On the plus side, iQOO finally brings wireless charging to the series. It supports 40W wireless charging.
Design and Build Quality
The iQOO 15 doesn’t wander far from the iQOO 13’s design playbook; it simply tidies up the edges, sharpens a few lines, and calls it a day. Honestly, that’s not a complaint. iQOO’s design language has never tried to reinvent the wheel; it’s more of a “if it ain’t broke, don’t fix it” philosophy, and it works here too.

The first thing you’ll notice is the camera module. It’s slightly smaller and slimmer, but the RGB ring stays — a little slice of personality that iQOO refuses to let go of, and I appreciate that commitment to the bit. The phone itself is narrower this time, which surprisingly improves grip more than I expected. You can get the iQOO 15 in two colour variants: Legend and Alpha. The former once again carries the classic white body with the back panel flaunting a Monster Inside tagline. The latter is as subtle a phone can get.

What has improved is the build. The thicker frame and better-rounded corners give the phone a more mature, premium in-hand feel. It feels planted without being bulky. And for a phone packing a 7000mAh battery, the weight distribution is shockingly good.
Verdict
The iQOO 15 feels like a confident step forward. Performance is excellent, and gaming is a clear highlight — heavy titles run smoothly, ray tracing is supported, and sustained performance is solid, though Genshin Impact still needs optimisation to hit consistently high frame rates.

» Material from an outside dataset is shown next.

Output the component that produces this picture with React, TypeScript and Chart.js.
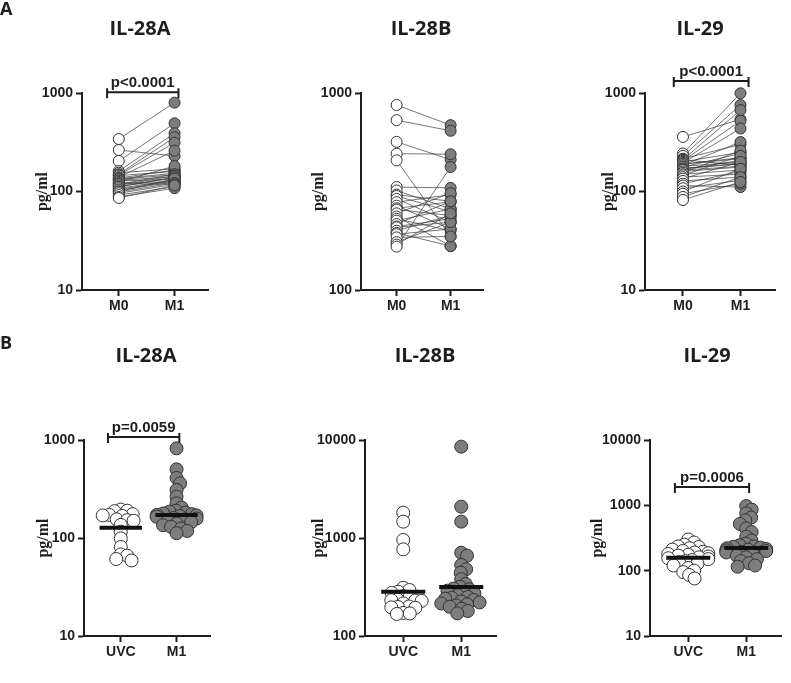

Battery life is outstanding, the display is easily among the best in this segment, and the cameras are reliable even if they don’t chase headline-grabbing results. Wired charging is slightly slower this year, but it isn’t a dealbreaker, and wireless charging finally shows up.
But the price jump is hard to ignore. Going up by roughly ₹15,000 over the previous model pushes it into a bracket where expectations are higher, and competition is tougher. The upgrades do help make a case for the new price, but the gap still feels a bit ambitious for what you’re actually getting.
If you’re interested in buying one, do yourself a favour and borrow a friend with an HDFC, ICICI, or Axis card. The discount brings the base variant down to around ₹65,000. At that price, the iQOO 15 is a genuinely great deal if your priorities are performance and a top-tier display.
If you want better cameras, the easier choice would be the OPPO Find X9 or the Vivo X300.